The data.
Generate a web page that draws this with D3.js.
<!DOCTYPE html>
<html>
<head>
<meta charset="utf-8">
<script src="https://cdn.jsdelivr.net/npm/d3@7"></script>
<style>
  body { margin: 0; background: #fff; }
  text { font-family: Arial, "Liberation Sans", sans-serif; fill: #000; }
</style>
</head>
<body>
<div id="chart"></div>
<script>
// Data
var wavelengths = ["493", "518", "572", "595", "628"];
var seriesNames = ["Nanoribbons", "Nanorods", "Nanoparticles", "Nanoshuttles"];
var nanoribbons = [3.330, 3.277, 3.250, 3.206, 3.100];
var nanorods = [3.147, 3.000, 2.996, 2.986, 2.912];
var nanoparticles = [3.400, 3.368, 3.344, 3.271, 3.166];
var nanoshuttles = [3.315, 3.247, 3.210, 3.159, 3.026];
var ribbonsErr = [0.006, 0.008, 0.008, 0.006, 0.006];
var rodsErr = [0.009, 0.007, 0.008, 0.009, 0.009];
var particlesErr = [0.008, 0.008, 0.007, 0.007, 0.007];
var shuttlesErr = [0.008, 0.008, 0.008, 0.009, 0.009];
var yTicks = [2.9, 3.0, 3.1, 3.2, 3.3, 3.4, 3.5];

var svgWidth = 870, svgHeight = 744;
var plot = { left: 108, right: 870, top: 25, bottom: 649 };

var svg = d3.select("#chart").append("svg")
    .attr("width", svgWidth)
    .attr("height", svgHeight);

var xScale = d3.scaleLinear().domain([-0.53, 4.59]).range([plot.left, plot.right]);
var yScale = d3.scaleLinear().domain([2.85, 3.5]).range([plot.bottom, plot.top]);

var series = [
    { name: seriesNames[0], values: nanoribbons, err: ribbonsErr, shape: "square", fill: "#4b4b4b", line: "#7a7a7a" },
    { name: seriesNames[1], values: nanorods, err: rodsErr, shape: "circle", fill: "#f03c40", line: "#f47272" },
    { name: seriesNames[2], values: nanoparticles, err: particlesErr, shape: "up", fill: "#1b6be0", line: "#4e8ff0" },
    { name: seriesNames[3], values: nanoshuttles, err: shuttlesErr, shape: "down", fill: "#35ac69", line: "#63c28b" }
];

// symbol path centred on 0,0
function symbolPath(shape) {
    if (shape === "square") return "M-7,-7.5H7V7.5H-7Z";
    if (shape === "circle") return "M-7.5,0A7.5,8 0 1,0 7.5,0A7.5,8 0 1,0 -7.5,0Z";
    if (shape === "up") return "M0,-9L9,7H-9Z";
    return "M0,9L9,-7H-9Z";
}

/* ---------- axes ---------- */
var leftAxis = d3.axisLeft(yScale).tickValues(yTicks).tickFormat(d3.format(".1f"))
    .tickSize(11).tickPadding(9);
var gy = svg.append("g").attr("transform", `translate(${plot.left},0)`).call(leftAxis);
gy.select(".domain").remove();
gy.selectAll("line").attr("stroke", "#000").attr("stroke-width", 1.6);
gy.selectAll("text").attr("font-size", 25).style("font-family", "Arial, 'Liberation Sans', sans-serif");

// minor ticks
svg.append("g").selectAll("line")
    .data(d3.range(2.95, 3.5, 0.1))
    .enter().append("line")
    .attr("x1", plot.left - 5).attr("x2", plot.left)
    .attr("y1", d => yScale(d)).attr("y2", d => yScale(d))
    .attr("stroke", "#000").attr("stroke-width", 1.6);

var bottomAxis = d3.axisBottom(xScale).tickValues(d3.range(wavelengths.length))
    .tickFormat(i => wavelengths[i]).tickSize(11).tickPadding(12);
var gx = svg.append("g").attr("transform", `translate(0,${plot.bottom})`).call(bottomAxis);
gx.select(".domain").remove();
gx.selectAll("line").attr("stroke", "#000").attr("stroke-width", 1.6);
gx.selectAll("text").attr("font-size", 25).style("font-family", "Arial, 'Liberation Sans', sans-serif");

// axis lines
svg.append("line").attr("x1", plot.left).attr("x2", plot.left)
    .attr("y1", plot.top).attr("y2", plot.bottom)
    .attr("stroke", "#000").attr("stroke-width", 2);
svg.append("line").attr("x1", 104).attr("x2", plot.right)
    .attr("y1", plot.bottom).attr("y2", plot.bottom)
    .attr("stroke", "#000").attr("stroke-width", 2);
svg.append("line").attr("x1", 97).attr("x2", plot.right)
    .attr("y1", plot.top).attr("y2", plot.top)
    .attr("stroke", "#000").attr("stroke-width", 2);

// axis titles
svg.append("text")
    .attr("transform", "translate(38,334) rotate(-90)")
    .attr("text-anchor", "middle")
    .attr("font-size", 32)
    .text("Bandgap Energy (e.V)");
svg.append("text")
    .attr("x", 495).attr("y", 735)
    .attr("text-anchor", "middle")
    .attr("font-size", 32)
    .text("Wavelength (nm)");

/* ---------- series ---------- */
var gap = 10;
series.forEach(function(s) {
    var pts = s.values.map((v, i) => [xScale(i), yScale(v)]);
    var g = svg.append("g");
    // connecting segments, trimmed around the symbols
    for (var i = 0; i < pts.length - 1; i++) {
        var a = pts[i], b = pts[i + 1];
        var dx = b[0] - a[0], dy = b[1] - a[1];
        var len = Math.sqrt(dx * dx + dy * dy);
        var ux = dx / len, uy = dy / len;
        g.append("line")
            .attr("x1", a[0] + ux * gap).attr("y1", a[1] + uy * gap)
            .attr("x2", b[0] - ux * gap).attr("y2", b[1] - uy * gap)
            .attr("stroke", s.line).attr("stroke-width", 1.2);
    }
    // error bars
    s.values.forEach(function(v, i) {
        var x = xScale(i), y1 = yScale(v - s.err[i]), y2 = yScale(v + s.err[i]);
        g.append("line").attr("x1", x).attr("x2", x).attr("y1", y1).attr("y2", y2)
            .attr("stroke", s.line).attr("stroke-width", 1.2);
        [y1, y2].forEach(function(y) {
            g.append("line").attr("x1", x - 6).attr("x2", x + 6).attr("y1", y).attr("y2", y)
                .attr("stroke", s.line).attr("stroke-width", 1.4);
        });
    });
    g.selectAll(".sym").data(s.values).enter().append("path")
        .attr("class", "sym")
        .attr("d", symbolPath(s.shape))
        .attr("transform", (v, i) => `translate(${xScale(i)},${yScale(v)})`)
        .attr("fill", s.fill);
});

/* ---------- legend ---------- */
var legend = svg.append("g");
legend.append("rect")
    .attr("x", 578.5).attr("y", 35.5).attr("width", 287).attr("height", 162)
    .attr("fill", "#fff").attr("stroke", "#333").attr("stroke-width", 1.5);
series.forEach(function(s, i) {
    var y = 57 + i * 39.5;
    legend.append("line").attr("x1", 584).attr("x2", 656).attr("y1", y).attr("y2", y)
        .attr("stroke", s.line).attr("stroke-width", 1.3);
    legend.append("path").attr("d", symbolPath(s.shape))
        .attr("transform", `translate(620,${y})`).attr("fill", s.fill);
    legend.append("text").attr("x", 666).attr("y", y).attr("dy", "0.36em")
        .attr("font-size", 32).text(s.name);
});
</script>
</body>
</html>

---

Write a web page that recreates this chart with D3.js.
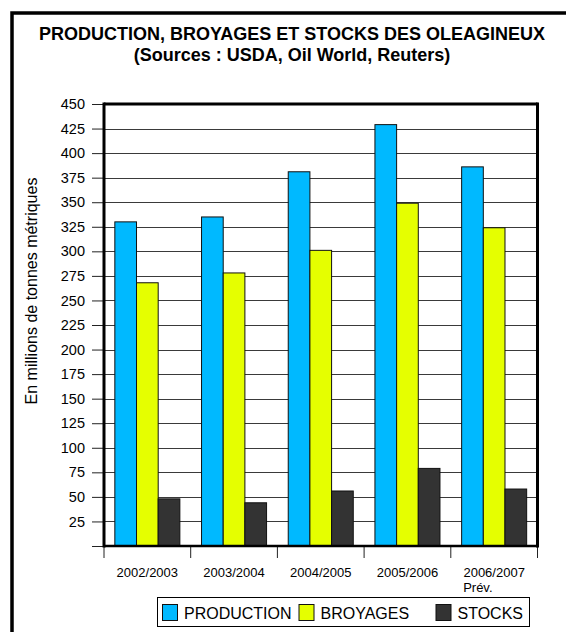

To be done. Every line in the data that holds "this" should be copied out.

Task result.
Generate a web page that draws this with D3.js.
Write a web page that recreates this chart with D3.js.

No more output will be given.